You might think applying E M Forester’s description of the world – “a glimmering, ethereal plasm” – to a bowl of soup is hyperbolic, but that’s only until you sample the hot and sour at newly opened Yauatcha in BKC. Almost identical to the version served at sister-restaurant Hakkasan, it is thick and shimmery, swimming with silky tofu and slivers of mushroom, spicy enough to clear the most stubborn sinuses. And for a few heady, fragrant minutes, it truly becomes your universe.
A Good Start
The rest of the dishes at Yauatcha aren’t as sublime, but they make for a good meal. We kicked ours off with pan fried Shanghai dumplings (also from Hakkasan – according to management, about 30% of the menu overlaps), flavourful in translucent, scorched skins and perfectly fried duck rolls filled with minced meat and slices of crunchy cucumber. Coat these with jammy plum sauce and you’ll have a perfect melding of sweet and savoury, crisp and soft. Stay away, though, from Chicken Char Sui Buns – they are gluey, oversweet and largely unpalatable.
Main Attractions
Mains of spicy fried rice and double cooked pork belly with chilli sauce arrived in thick ceramic bowls along with steamed rawas in a dim sum basket, glistening under spicy black bean sauce and pretty enough to have the our entire group sit up. It tasted of sea and spice, fat and fresh in a shallow bath of sauce and whole chillies.
The above-mentioned pork belly was tender and flavourful, complemented by a sauce that balanced perfectly between sweet and tangy, but had no spice to speak of. This we poured over steaming yellow rice, which was indeed spicy, and studded with diced vegetables.
Over the Top
Up until now, we had behaved: we had ordered in proportion to our party, sampled an assortment of meats, stuck to one cocktail each – currently, they only have three available, of which Baron Vert, made with citrus vodka, vermouth, basil and grapefruit juice is the best. But our temperance was destroyed by dessert, felled by a medley of raspberry and chocolate, mandarin and mango.

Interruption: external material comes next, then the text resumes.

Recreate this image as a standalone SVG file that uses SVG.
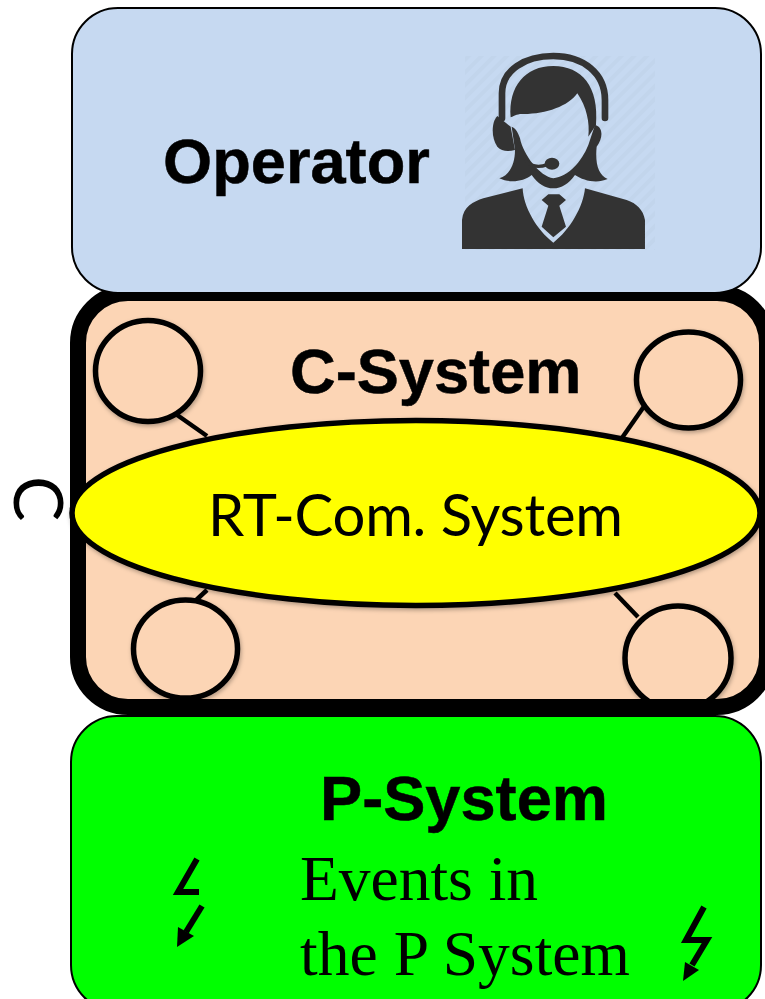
<svg xmlns="http://www.w3.org/2000/svg" width="765" height="999" viewBox="0 0 765 999">
<style>
.bold{font-family:"Liberation Sans",Arial,sans-serif;font-weight:bold;font-size:63.2px;fill:#000;stroke:#000;stroke-width:.5}
.serif{font-family:"Liberation Serif","Times New Roman",serif;font-size:63.5px;fill:#000}
.lato{font-family:Lato,"Open Sans",sans-serif;font-size:58px;fill:#000}
.sat{fill:#fcd5b5;stroke:#000;stroke-width:5.500;filter:url(#sh)}
.conn{stroke:#000;stroke-width:4.5;fill:none}
.bolt{stroke:#000;stroke-width:6;fill:none;stroke-linejoin:miter}
.ic{fill:#333;stroke:none}
.icl{fill:none;stroke:#333;stroke-linecap:round}
</style>
<defs>
<filter id="sh" x="-10%" y="-10%" width="120%" height="120%"><feDropShadow dx="1" dy="2" stdDeviation="2" flood-color="#000" flood-opacity="0.3"/></filter>
<pattern id="hatch" width="9" height="9" patternUnits="userSpaceOnUse" patternTransform="rotate(45)"><rect width="9" height="9" fill="#c6d9f1"/><rect width="4" height="9" fill="#c2d5ec"/></pattern>
</defs>
<rect width="765" height="999" fill="#fff"/>
<g id="c-system-bg"><rect x="78" y="293" width="689" height="414" rx="50" fill="#fcd5b5"/></g>
<g id="connectors">
<path class="conn" d="M170 410L207 436"/>
<path class="conn" d="M617 445L645 405"/>
<path class="conn" d="M207 590L193 603"/>
<path class="conn" d="M615 593L638 617"/>
</g>
<g id="sat-tl"><ellipse class="sat" cx="148" cy="371" rx="52.5" ry="50.5"/></g>
<g id="sat-tr"><ellipse class="sat" cx="688.500" cy="380" rx="52" ry="48"/></g>
<g id="sat-bl"><ellipse class="sat" cx="185.500" cy="649" rx="52" ry="49"/></g>
<g id="sat-br"><ellipse class="sat" cx="678" cy="658" rx="53" ry="52"/></g>
<g id="c-system"><rect x="78" y="293" width="689" height="414" rx="50" fill="none" stroke="#000" stroke-width="16"/>
<text class="bold" x="290" y="393">C-System</text></g>
<g id="operator">
<rect x="72" y="8" width="689" height="285" rx="46" fill="#c6d9f1" stroke="#000" stroke-width="2"/>
<text class="bold" x="163" y="183">Operator</text>
<rect x="465" y="56" width="190" height="194" fill="url(#hatch)"/>
<g transform="translate(440 30) scale(.3333)">
<path class="icl" stroke-width="20" d="M186 265V190C186 120 255 78 340 78C430 78 495 130 495 210V264"/>
<path class="ic" d="M212 262C205 170 255 108 340 108C425 108 478 170 468 285L445 320C450 280 440 230 412 190C385 230 310 255 240 252C225 255 218 260 212 262Z"/>
<path class="ic" d="M172 258C155 275 152 320 172 350C185 365 205 365 225 360L212 290Z"/>
<path class="ic" d="M215 290C228 295 235 310 240 325C250 375 300 440 340 445C385 440 425 395 445 345L465 285C490 290 490 325 470 350C465 400 475 435 503 447C470 462 430 452 405 435C385 462 365 475 340 475C315 475 295 462 275 435C250 455 210 460 178 445C210 435 225 400 225 360Z"/>
<path class="icl" stroke-width="10" d="M258 392C275 412 300 412 322 404"/>
<ellipse class="ic" cx="336" cy="401" rx="22" ry="18"/>
<path class="ic" d="M66 657V570C70 530 100 515 130 505L248 475C250 530 290 600 340 638C390 600 430 530 435 475L560 510C590 520 610 540 615 570V657Z"/>
<path class="ic" d="M305 510L325 493H358L378 510L358 527L378 590L340 622L305 590L325 527Z"/>
</g>
</g>
<g id="rt-com">
<ellipse cx="416" cy="513" rx="344" ry="92.500" fill="#ff0" stroke="#000" stroke-width="5.500" filter="url(#sh)"/>
<text class="lato" x="208" y="536" textLength="415">RT-Com. System</text>
</g>
<g id="c-label"><text class="lato" style="font-size:68px" transform="translate(14 476) rotate(90)">C</text></g>
<g id="p-system">
<rect x="71" y="716" width="690" height="295" rx="46" fill="#0f0" stroke="#000" stroke-width="2"/>
<text class="bold" x="320" y="820">P-System</text>
<text class="serif" x="300" y="900">Events in</text>
<text class="serif" x="300" y="975" textLength="330">the P System</text>
<path class="bolt" d="M197 859L178 892H199"/>
<path class="bolt" d="M202 906L186 932"/>
<path d="M178 927L194 936L177 947Z"/>
<path class="bolt" d="M704 907L686 940H707L692 965"/>
<path d="M685 962L699 970L683 981Z"/>
</g>
</svg>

After all, who can resist raspberry-chocolate mousse, served on a brownie base and moulded like a ripening rose, dark and citrusy and perfect? This came along with an unpleasantly gelatinous, lacklustre mandarin tart, followed by a surprise of bright macarons and sorbets on the house. We especially liked super-sour raspberry and Thai mango sorbets and lemon macarons that melted on our tongues. The latter come in Earl Grey and Macha flavours as well, which we plan to try on our next trip in.
Hakkasan Lite
Yauatcha is essentially Hakkasan lite – more casual and less expensive. This reflects in the decor as well, which reinvents the main elements of Hakkasan’s interiors: the underwater-invoking lighting of Hakkasan’s dining room, for instance, shows up at Yauatcha in the form of aquariums. The bar here is integrated into the main dining space, supplemented by a slick communal table. There are two open kitchens, and a take-away dessert counter on the ground floor. The signature blue lighting is present but subtler, diluted by cool yellow tubes that drip from the ceiling and a wall of wide windows that make Yauatcha a much more attractive lunch option than the gloomy Hakkasan.
Yauatcha is billed as “dim sum tea house” but it’s really a restaurant that you celebrate a good work Monday at, or visit on a promising second date. Remember to quote EM Forester during the soup course, order the raspberry-chocolate dessert, and you’ll be golden.
Getting there: Raheja Tower, Bandra Kurla Complex, call 26448888 , Rs 2,000 per person with one cocktail.